At 2pm on Friday ALDI temporarily withdrew the two products in its Mixed Blossom Honey range that QSI identified as "adulterated".
ALDI said it would investigate the claims and if the investigations conclude that the product has been adulterated, it would permanently be removed from sale at ALDI and further actions would be taken with the supplier.
Woolworths said it treated the accuracy of product labelling very seriously.
"We will now work closely with our supplier to review the substance of the claims in detail before determining our next steps," it said.
Coles said it had deleted all Allowrie products from its shelves for unrelated reasons in July after a range review.
IGA said it meets all the requirements of the Australian and New Zealand food code.
Mallesons was expected to send a copy of the test results to the Australian Competition and Consumer Commission (ACCC) on Monday.
Mr Costa, who bankrolled the honey sample tests, said his concern as a horticulturist was that cheap imported honey was hurting the local industry, which, in turn, would hurt the production of agriculture.
He estimated that 65 per cent of agriculture depended on pollination by honey bees.
"We know what's going on, we expected it, we just needed the evidence," he told 7.30.

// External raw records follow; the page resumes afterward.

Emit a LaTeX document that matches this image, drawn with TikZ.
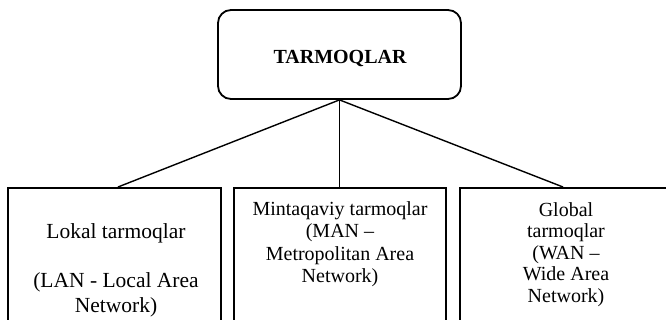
\documentclass[tikz,border=0pt]{standalone}
\usepackage{fontspec}
\setmainfont{Liberation Serif}
\begin{document}
\begin{tikzpicture}[x=1pt,y=-1pt,
  box/.style={draw, line width=1.8pt, inner sep=0pt},
  topbox/.style={box, rounded corners=13pt, minimum width=243pt, minimum height=89pt},
  lowbox/.style={box, minimum height=150pt, anchor=north west},
  txt/.style={align=center, inner sep=0pt, anchor=north},
  link/.style={line width=1.4pt}]
\useasboundingbox (0,0) rectangle (666,320);
\clip (0,0) rectangle (666,320);
\node[topbox] (top) at (339.5,54.5) {};
\node[inner sep=0pt, anchor=base, font=\fontsize{20}{24}\selectfont\bfseries] (toplabel) at (340,64) {TARMOQLAR};
\node[lowbox, minimum width=213pt] (lbox) at (7,187) {};
\node[lowbox, minimum width=212pt] (mbox) at (233,187) {};
\node[lowbox, minimum width=330pt] (rbox) at (459,187) {};
\node[txt, font=\fontsize{21.5}{24.5}\selectfont] (ltext) at (116,223.5) {Lokal tarmoqlar\\[24.5pt](LAN - Local Area\\Network)};
\node[txt, font=\fontsize{20}{22.3}\selectfont] (mtext) at (340,201.5) {Mintaqaviy tarmoqlar\\(MAN –\\Metropolitan Area\\Network)};
\node[txt, font=\fontsize{20}{21.6}\selectfont] (rtext) at (566,202) {Global\\tarmoqlar\\(WAN –\\Wide Area\\Network)};
\coordinate (lend) at (118,187);
\coordinate (rend) at (563,187);
\draw[link] (top.south) -- (lend);
\draw[link] (top.south) -- (mbox.north -| top.south);
\draw[link] (top.south) -- (rend);
\end{tikzpicture}
\end{document}
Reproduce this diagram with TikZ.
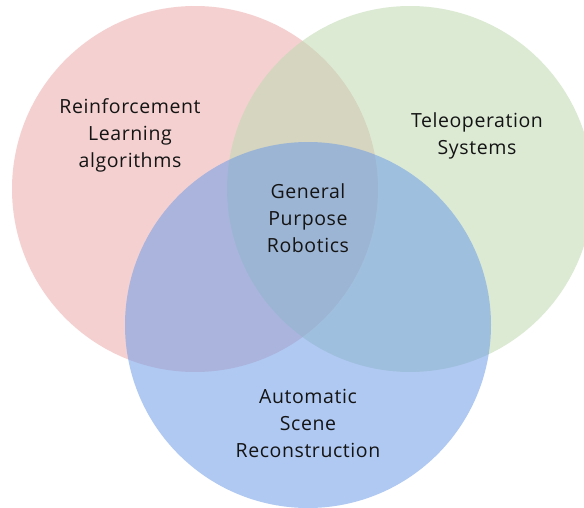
\documentclass[tikz,border=0pt]{standalone}
\usepackage{fontspec}
\setmainfont[Ligatures={NoCommon,NoDiscretionary,NoRare},LetterSpace=3]{Open Sans}
\definecolor{setred}{RGB}{235,170,170}
\definecolor{setgreen}{RGB}{191,217,177}
\definecolor{setblue}{RGB}{111,157,231}
\definecolor{labeltext}{RGB}{20,20,20}
\begin{document}
\begin{tikzpicture}[x=1pt,y=-1pt,
  setcircle/.style={circle,minimum size=366pt,inner sep=0pt,fill opacity=0.55,text opacity=1},
  setlabel/.style={align=center,text=labeltext,font=\fontsize{19.5}{27}\selectfont}]
  \useasboundingbox (0,0) rectangle (584,508);
  % the three sets
  \node[setcircle,fill=setred] (rl) at (195,189) {};
  \node[setcircle,fill=setgreen] (tele) at (410,189) {};
  \node[setcircle,fill=setblue] (scene) at (308,325) {};
  % labels
  \node[setlabel] (rllabel) at (130,135) {Reinforcement\\Learning\\algorithms};
  \node[setlabel] (telelabel) at (477,136) {Teleoperation\\Systems};
  \node[setlabel] (center) at (308,218) {General\\Purpose\\Robotics};
  \node[setlabel] (scenelabel) at (308,423) {Automatic\\Scene\\Reconstruction};
\end{tikzpicture}
\end{document}
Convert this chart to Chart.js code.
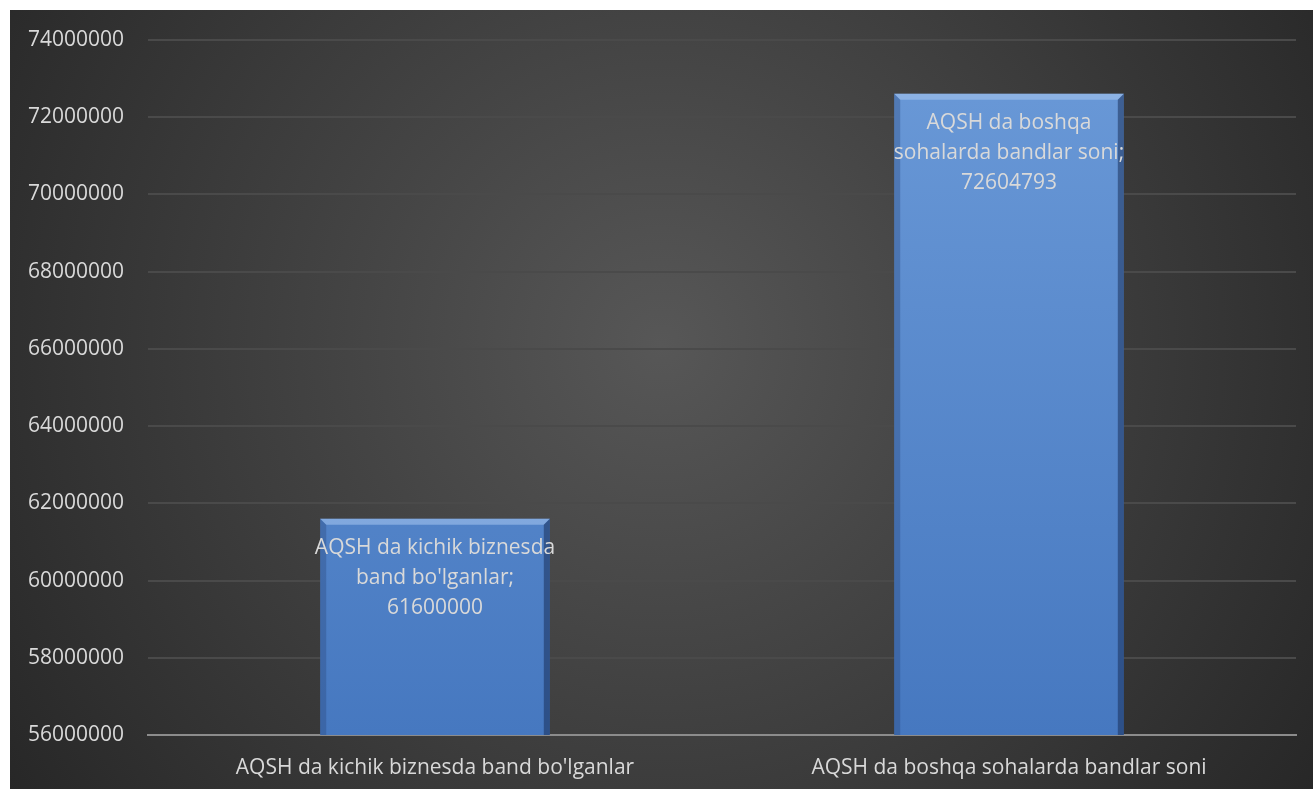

"I certainly wasn't shocked."
Beechworth Honey, Australia's second-largest honey operator and a major competitor to Capilano, said it only used Australian honey.
Beechworth managing director Jodie Goldsworthy said she supported NMR testing as the best way to detect adulteration.
Ms Goldsworthy said beekeepers of the world had largely been silent about the problem of adulterated honey for fear of hurting the reputation of the industry.
"The silence has made it really easy for the frauds to go on unhindered," she said.
"It's time to speak up before it's too late."